FIMBank created a joint venture in India in 2000 that aims to float shares later this year or in early 2008, Lutschg-Emmenegger said.
The Indian venture now handles more than 1,000 invoices a day and covers 70 percent of the factoring market for exports. Its return on equity stood at 30 percent, she said.
FIMBank, founded in 1994, has offices in Britain, Russia, Turkey, Brazil, the United
States and Singapore and has set up joint ventures in Dubai and Egypt.
Next up, for joint ventures, are Brazil, where FIMBank has found a partner, and possibly North Africa, Russia and Turkey, she said.
A few months ago, FIMBank had been in talks to sell a stake of at least 33 percent to Burgan Bank but they ground to a halt in mid-April after shareholders rejected the
Kuwaiti lender’s push to own at least 51 percent.
The search is now under way for big-name institutional investors, preferably from the
world of banking or insurance, to take sizeable minority stakes.

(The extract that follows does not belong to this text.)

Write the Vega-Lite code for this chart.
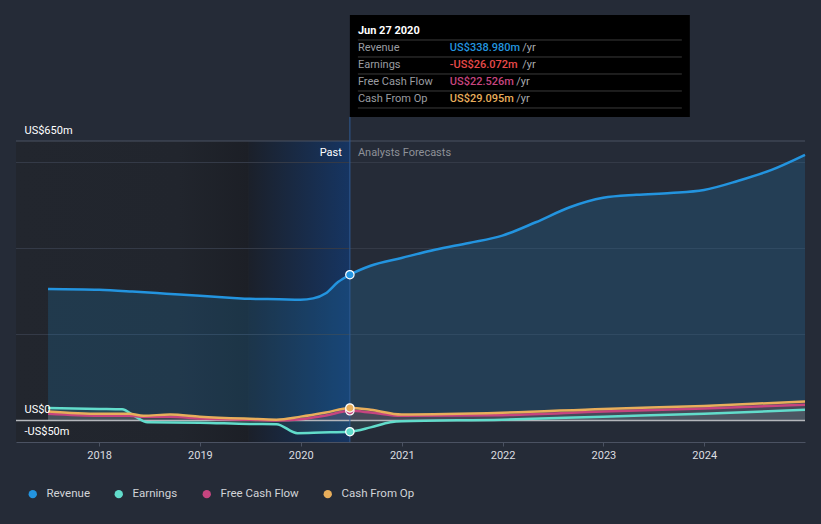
{
  "$schema": "https://vega.github.io/schema/vega-lite/v6.json",
  "width": 789,
  "height": 301,
  "autosize": "none",
  "padding": {"left": 16, "top": 141, "right": 16, "bottom": 82},
  "background": "#252b37",
  "config": {
    "view": {"stroke": null},
    "font": "Roboto",
    "axis": {"title": null, "grid": false},
    "legend": {
      "orient": "none",
      "legendX": 11,
      "legendY": 347,
      "direction": "horizontal",
      "symbolType": "circle",
      "symbolSize": 70,
      "symbolStrokeWidth": 0,
      "symbolOpacity": 1,
      "labelColor": "#d2d4d8",
      "labelFontSize": 11.5,
      "labelFont": "Roboto",
      "columnPadding": 23,
      "labelOffset": 8,
      "padding": 0,
      "title": null
    }
  },
  "datasets": {
    "series": [
      {"date": "2017-06-30", "series": "Revenue", "value": 306},
      {"date": "2018-01-01", "series": "Revenue", "value": 304},
      {"date": "2018-05-01", "series": "Revenue", "value": 300},
      {"date": "2018-09-01", "series": "Revenue", "value": 295},
      {"date": "2019-01-01", "series": "Revenue", "value": 290},
      {"date": "2019-05-01", "series": "Revenue", "value": 285},
      {"date": "2019-07-01", "series": "Revenue", "value": 283},
      {"date": "2019-10-15", "series": "Revenue", "value": 282},
      {"date": "2019-12-31", "series": "Revenue", "value": 281},
      {"date": "2020-02-15", "series": "Revenue", "value": 284},
      {"date": "2020-04-01", "series": "Revenue", "value": 296},
      {"date": "2020-05-15", "series": "Revenue", "value": 322},
      {"date": "2020-06-27", "series": "Revenue", "value": 338.98},
      {"date": "2020-09-10", "series": "Revenue", "value": 360},
      {"date": "2020-12-31", "series": "Revenue", "value": 378},
      {"date": "2021-05-01", "series": "Revenue", "value": 397},
      {"date": "2021-09-01", "series": "Revenue", "value": 413},
      {"date": "2021-12-31", "series": "Revenue", "value": 430},
      {"date": "2022-05-01", "series": "Revenue", "value": 461},
      {"date": "2022-09-01", "series": "Revenue", "value": 496},
      {"date": "2022-12-31", "series": "Revenue", "value": 518},
      {"date": "2023-05-01", "series": "Revenue", "value": 525},
      {"date": "2023-09-01", "series": "Revenue", "value": 529},
      {"date": "2023-12-31", "series": "Revenue", "value": 536},
      {"date": "2024-05-01", "series": "Revenue", "value": 557},
      {"date": "2024-09-01", "series": "Revenue", "value": 583},
      {"date": "2024-12-31", "series": "Revenue", "value": 618},

      {"date": "2017-06-30", "series": "Earnings", "value": 29},
      {"date": "2018-01-01", "series": "Earnings", "value": 27},
      {"date": "2018-03-25", "series": "Earnings", "value": 26},
      {"date": "2018-05-10", "series": "Earnings", "value": 10},
      {"date": "2018-06-25", "series": "Earnings", "value": -4},
      {"date": "2019-01-01", "series": "Earnings", "value": -5},
      {"date": "2019-06-30", "series": "Earnings", "value": -8},
      {"date": "2019-10-05", "series": "Earnings", "value": -8.5},
      {"date": "2019-12-20", "series": "Earnings", "value": -29.5},
      {"date": "2020-03-15", "series": "Earnings", "value": -28},
      {"date": "2020-06-27", "series": "Earnings", "value": -26.072},
      {"date": "2020-09-10", "series": "Earnings", "value": -16},
      {"date": "2020-11-20", "series": "Earnings", "value": -4},
      {"date": "2020-12-31", "series": "Earnings", "value": -1.5},
      {"date": "2021-12-31", "series": "Earnings", "value": 2},
      {"date": "2022-12-31", "series": "Earnings", "value": 9},
      {"date": "2023-12-31", "series": "Earnings", "value": 15.5},
      {"date": "2024-12-31", "series": "Earnings", "value": 25},

      {"date": "2017-06-30", "series": "Free Cash Flow", "value": 15.5},
      {"date": "2018-01-01", "series": "Free Cash Flow", "value": 11},
      {"date": "2018-04-20", "series": "Free Cash Flow", "value": 11},
      {"date": "2018-06-10", "series": "Free Cash Flow", "value": 8.6},
      {"date": "2018-09-15", "series": "Free Cash Flow", "value": 9},
      {"date": "2019-01-01", "series": "Free Cash Flow", "value": 4.7},
      {"date": "2019-06-30", "series": "Free Cash Flow", "value": 1.6},
      {"date": "2019-10-05", "series": "Free Cash Flow", "value": 0},
      {"date": "2020-01-01", "series": "Free Cash Flow", "value": 3},
      {"date": "2020-04-01", "series": "Free Cash Flow", "value": 11.6},
      {"date": "2020-06-27", "series": "Free Cash Flow", "value": 22.526},
      {"date": "2020-09-10", "series": "Free Cash Flow", "value": 18.6},
      {"date": "2020-12-31", "series": "Free Cash Flow", "value": 11},
      {"date": "2021-12-31", "series": "Free Cash Flow", "value": 12.4},
      {"date": "2022-12-31", "series": "Free Cash Flow", "value": 21},
      {"date": "2023-12-31", "series": "Free Cash Flow", "value": 28},
      {"date": "2024-12-31", "series": "Free Cash Flow", "value": 36.5},

      {"date": "2017-06-30", "series": "Cash From Op", "value": 21},
      {"date": "2018-01-01", "series": "Cash From Op", "value": 15.5},
      {"date": "2018-04-20", "series": "Cash From Op", "value": 15.5},
      {"date": "2018-06-10", "series": "Cash From Op", "value": 11},
      {"date": "2018-09-15", "series": "Cash From Op", "value": 14},
      {"date": "2019-01-01", "series": "Cash From Op", "value": 9},
      {"date": "2019-06-30", "series": "Cash From Op", "value": 4},
      {"date": "2019-10-05", "series": "Cash From Op", "value": 2},
      {"date": "2020-01-01", "series": "Cash From Op", "value": 9},
      {"date": "2020-04-01", "series": "Cash From Op", "value": 18.6},
      {"date": "2020-06-27", "series": "Cash From Op", "value": 29.095},
      {"date": "2020-09-10", "series": "Cash From Op", "value": 25},
      {"date": "2020-12-31", "series": "Cash From Op", "value": 14},
      {"date": "2021-12-31", "series": "Cash From Op", "value": 18},
      {"date": "2022-12-31", "series": "Cash From Op", "value": 27},
      {"date": "2023-12-31", "series": "Cash From Op", "value": 34},
      {"date": "2024-12-31", "series": "Cash From Op", "value": 44}
    ],
    "tip": [
      {"row": 0, "label": "Jun 27 2020", "value": ""},
      {"row": 1, "label": "Revenue", "value": "US$338.980m"},
      {"row": 2, "label": "Earnings", "value": "-US$26.072m"},
      {"row": 3, "label": "Free Cash Flow", "value": "US$22.526m"},
      {"row": 4, "label": "Cash From Op", "value": "US$29.095m"}
    ]
  },
  "layer": [
    {
      "layer": [
        {
          "data": {"values": [{"start": "2017-03-06", "end": "2019-06-27"}]},
          "mark": {"type": "rect", "fill": {"gradient": "linear", "x1": 0, "x2": 1, "y1": 0, "y2": 0, "stops": [{"offset": 0, "color": "#22262e"}, {"offset": 0.7, "color": "#21252d"}, {"offset": 1, "color": "#1c1f26"}]}},
          "encoding": {
            "x": {"field": "start", "type": "temporal", "scale": {"domain": [{"year": 2017, "month": 3, "date": 6, "utc": true}, {"year": 2024, "month": 12, "date": 31, "utc": true}]}, "axis": {"format": "%Y", "tickCount": {"interval": "year", "step": 1}, "labelColor": "#dcdde0", "labelFontSize": 11, "tickColor": "#4b5262", "domainColor": "#4b5262", "tickSize": 4, "labelPadding": 3, "labelFlush": false}},
            "x2": {"field": "end"},
            "y": {"datum": 650, "type": "quantitative", "scale": {"domain": [-50, 650], "nice": false, "zero": false}, "axis": {"values": [-50, 0, 650], "labelExpr": "datum.value == 0 ? 'US$0' : (datum.value < 0 ? '-US$' + abs(datum.value) + 'm' : 'US$' + datum.value + 'm')", "labelAlign": "left", "labelPadding": -8, "tickSize": 0, "ticks": false, "domain": false, "labelBaseline": "alphabetic", "labelOffset": -8, "labelColor": "#ffffff", "labelFontSize": 11, "labelOverlap": false, "labelFlush": false, "zindex": 2}},
            "y2": {"datum": -50}
          }
        },
        {
          "data": {"values": [{"start": "2019-06-27", "end": "2020-06-27"}]},
          "mark": {"type": "rect", "fill": {"gradient": "linear", "x1": 0, "x2": 1, "y1": 0, "y2": 0, "stops": [{"offset": 0, "color": "#1b202a"}, {"offset": 1, "color": "#163562"}]}},
          "encoding": {
            "x": {"field": "start", "type": "temporal"},
            "x2": {"field": "end"},
            "y": {"datum": 650, "type": "quantitative"},
            "y2": {"datum": -50}
          }
        },
        {
          "data": {"values": [{"v": 200}, {"v": 400}, {"v": 600}]},
          "mark": {"type": "rule", "color": "#343a47", "strokeWidth": 1},
          "encoding": {"y": {"field": "v", "type": "quantitative"}}
        },
        {
          "data": {"values": [{"v": 650}]},
          "mark": {"type": "rule", "color": "#4b5262", "strokeWidth": 1},
          "encoding": {"y": {"field": "v", "type": "quantitative"}}
        },
        {
          "data": {"name": "series"},
          "transform": [{"filter": "datum.series == 'Revenue'"}],
          "mark": {"type": "area", "interpolate": "monotone", "color": "#2394df", "opacity": 0.18},
          "encoding": {
            "x": {"field": "date", "type": "temporal"},
            "y": {"field": "value", "type": "quantitative"},
            "y2": {"datum": 0}
          }
        },
        {
          "data": {"name": "series"},
          "transform": [{"filter": "datum.series != 'Revenue'"}],
          "mark": {"type": "area", "interpolate": "monotone", "opacity": 0.1},
          "encoding": {
            "x": {"field": "date", "type": "temporal"},
            "y": {"field": "value", "type": "quantitative"},
            "y2": {"datum": 0},
            "color": {"field": "series", "type": "nominal"}
          }
        },
        {
          "data": {"values": [{"v": 0}]},
          "mark": {"type": "rule", "color": "#b4b6bb", "strokeWidth": 1.5},
          "encoding": {"y": {"field": "v", "type": "quantitative"}}
        },
        {
          "data": {"values": [{"d": "2020-06-27"}]},
          "mark": {"type": "rule", "color": "#2d5a94", "strokeWidth": 1},
          "encoding": {
            "x": {"field": "d", "type": "temporal"},
            "y": {"datum": -50, "type": "quantitative"},
            "y2": {"datum": 706}
          }
        },
        {
          "data": {"name": "series"},
          "mark": {"type": "line", "interpolate": "monotone", "strokeWidth": 2.5},
          "encoding": {
            "x": {"field": "date", "type": "temporal"},
            "y": {"field": "value", "type": "quantitative"},
            "color": {"field": "series", "type": "nominal", "scale": {"domain": ["Revenue", "Earnings", "Free Cash Flow", "Cash From Op"], "range": ["#2394df", "#62dccb", "#c6457f", "#e8ae5b"]}}
          }
        },
        {
          "data": {"name": "series"},
          "transform": [{"filter": "utcyear(datum.date) == 2020 && utcmonth(datum.date) == 5 && utcdate(datum.date) == 27"}],
          "mark": {"type": "point", "filled": true, "size": 70, "stroke": "#ffffff", "strokeWidth": 1.2, "opacity": 1},
          "encoding": {
            "x": {"field": "date", "type": "temporal"},
            "y": {"field": "value", "type": "quantitative"},
            "color": {"field": "series", "type": "nominal", "legend": {"symbolType": "circle", "symbolStrokeWidth": 0, "symbolOpacity": 1, "title": null}}
          }
        },
        {
          "data": {"values": [{"d": "2020-06-27"}]},
          "mark": {"type": "text", "text": "Past", "align": "right", "dx": -8, "color": "#ffffff", "fontSize": 11},
          "encoding": {"x": {"field": "d", "type": "temporal"}, "y": {"datum": 621, "type": "quantitative"}}
        },
        {
          "data": {"values": [{"d": "2020-06-27"}]},
          "mark": {"type": "text", "text": "Analysts Forecasts", "align": "left", "dx": 8, "color": "#8e9198", "fontSize": 11},
          "encoding": {"x": {"field": "d", "type": "temporal"}, "y": {"datum": 621, "type": "quantitative"}}
        }
      ]
    },
    {
      "data": {"name": "tip"},
      "layer": [
        {
          "data": {"values": [{"a": "2020-06-27", "b": "2023-11-10"}]},
          "mark": {"type": "rect", "color": "#000000"},
          "encoding": {
            "x": {"field": "a", "type": "temporal"},
            "x2": {"field": "b"},
            "y": {"datum": -0.94, "type": "quantitative", "scale": {"domain": [6.4706, 24.1765], "reverse": true, "nice": false, "zero": false}, "axis": null},
            "y2": {"datum": 5.06}
          }
        },
        {
          "mark": {"type": "rule", "color": "#3b3b3b", "strokeWidth": 1, "yOffset": 9},
          "encoding": {
            "x": {"datum": {"year": 2020, "month": 7, "date": 26, "utc": true}, "type": "temporal"},
            "x2": {"datum": {"year": 2023, "month": 10, "date": 12, "utc": true}},
            "y": {"field": "row", "type": "quantitative", "axis": null}
          }
        },
        {
          "transform": [{"filter": "datum.row == 0"}],
          "mark": {"type": "text", "align": "left", "fontWeight": "bold", "color": "#ffffff", "fontSize": 11},
          "encoding": {
            "x": {"datum": {"year": 2020, "month": 7, "date": 26, "utc": true}, "type": "temporal"},
            "y": {"field": "row", "type": "quantitative", "axis": null},
            "text": {"field": "label"}
          }
        },
        {
          "transform": [{"filter": "datum.row > 0"}],
          "mark": {"type": "text", "align": "left", "color": "#9a9ca0", "fontSize": 11},
          "encoding": {
            "x": {"datum": {"year": 2020, "month": 7, "date": 26, "utc": true}, "type": "temporal"},
            "y": {"field": "row", "type": "quantitative", "axis": null},
            "text": {"field": "label"}
          }
        },
        {
          "transform": [{"filter": "datum.row > 0"}],
          "mark": {"type": "text", "align": "left", "fontSize": 11, "fontWeight": 500},
          "encoding": {
            "x": {"datum": {"year": 2021, "month": 6, "date": 24, "utc": true}, "type": "temporal"},
            "y": {"field": "row", "type": "quantitative", "axis": null},
            "text": {"field": "value"},
            "fill": {"field": "label", "type": "nominal", "scale": {"domain": ["Revenue", "Earnings", "Free Cash Flow", "Cash From Op"], "range": ["#2394df", "#e84a4a", "#c6457f", "#e8ae5b"]}, "legend": null}
          }
        },
        {
          "transform": [{"filter": "datum.row == 1 || datum.row == 2"}],
          "mark": {"type": "text", "align": "left", "fontSize": 11, "color": "#a8aaae", "text": "/yr"},
          "encoding": {
            "x": {"datum": {"year": 2022, "month": 3, "date": 13, "utc": true}, "type": "temporal"},
            "y": {"field": "row", "type": "quantitative", "axis": null}
          }
        },
        {
          "transform": [{"filter": "datum.row == 3 || datum.row == 4"}],
          "mark": {"type": "text", "align": "left", "fontSize": 11, "color": "#a8aaae", "text": "/yr"},
          "encoding": {
            "x": {"datum": {"year": 2022, "month": 2, "date": 19, "utc": true}, "type": "temporal"},
            "y": {"field": "row", "type": "quantitative", "axis": null}
          }
        }
      ]
    }
  ],
  "resolve": {"scale": {"y": "independent"}}
}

“There is a chance we may get one or two good names with 15 to 20 percent each,”
Lutschg-Emmenegger said.
The biggest shareholder currently is the Kuwaiti family that founded the bank. It owns
some 46 percent of the shares.
FIMBank posted net profits of $7.6 million last year, up from $2.7 million in 2005,
according to its Web site, www.fimbank.com.